11 April 2023, Tuesday

1:00pm - 2:00pm

Meeting room 4.4, Level 4
School of Computing and
Information Systems 1,
Singapore Management University,
80 Stamford Road
Singapore 178902

Please register by 11 April 2023.

About the Talk

Audio descriptions (AD) make videos accessible to those who cannot see them. But many videos lack AD and remain inaccessible as traditional approaches involve expensive professional production. We aim to lower production costs by involving novices in this process. We present an AD authoring system that supports novices to write scene descriptions (SD)—textual descriptions of video scenes—and convert them into AD via text-to-speech. The system combines video scene recognition and natural language processing to review novice-written SD and feeds back what to mention automatically. To assess the effectiveness of this automatic feedback in supporting novices, we recruited 60 participants to author SD with no feedback human feedback and automatic feedback. Our study shows that automatic feedback improves SD’s descriptiveness, objectiveness, and learning quality, without affecting qualities like sufficiency and clarity. Though human feedback remains more effective, automatic feedback can reduce production costs by 45%.

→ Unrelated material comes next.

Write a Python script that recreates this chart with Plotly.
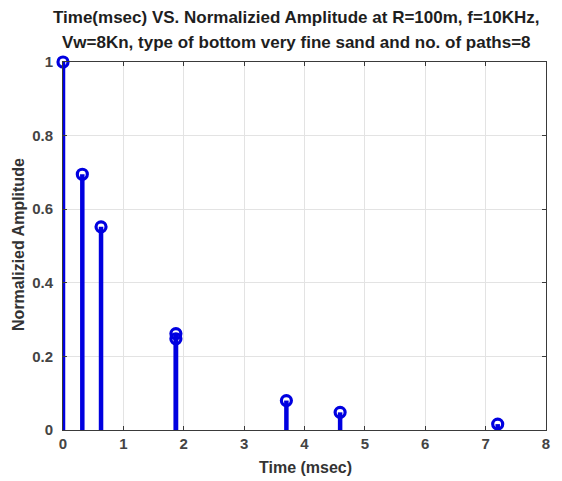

This is a Pre-Conference talk for ACM CHI Conference on Human Factors in Computing Systems (CHI 2023).

About the Speaker

Rosiana NATALIE is a Ph.D. student in the School of Computing and Information Systems at Singapore Management University. She is working with Assistant Professor Kotaro HARA. Prior to joining the Ph.D. program, she received her Master of Science Degree from National Tsing Hua University, Taiwan, in 2018. Her research interest lies in the intersection of Accessibility, Collaborative work, and Human-Computer Interaction. Her current research focuses on exploring and designing a collaborative method that is cost- and time-effective to author scene descriptions for blind people.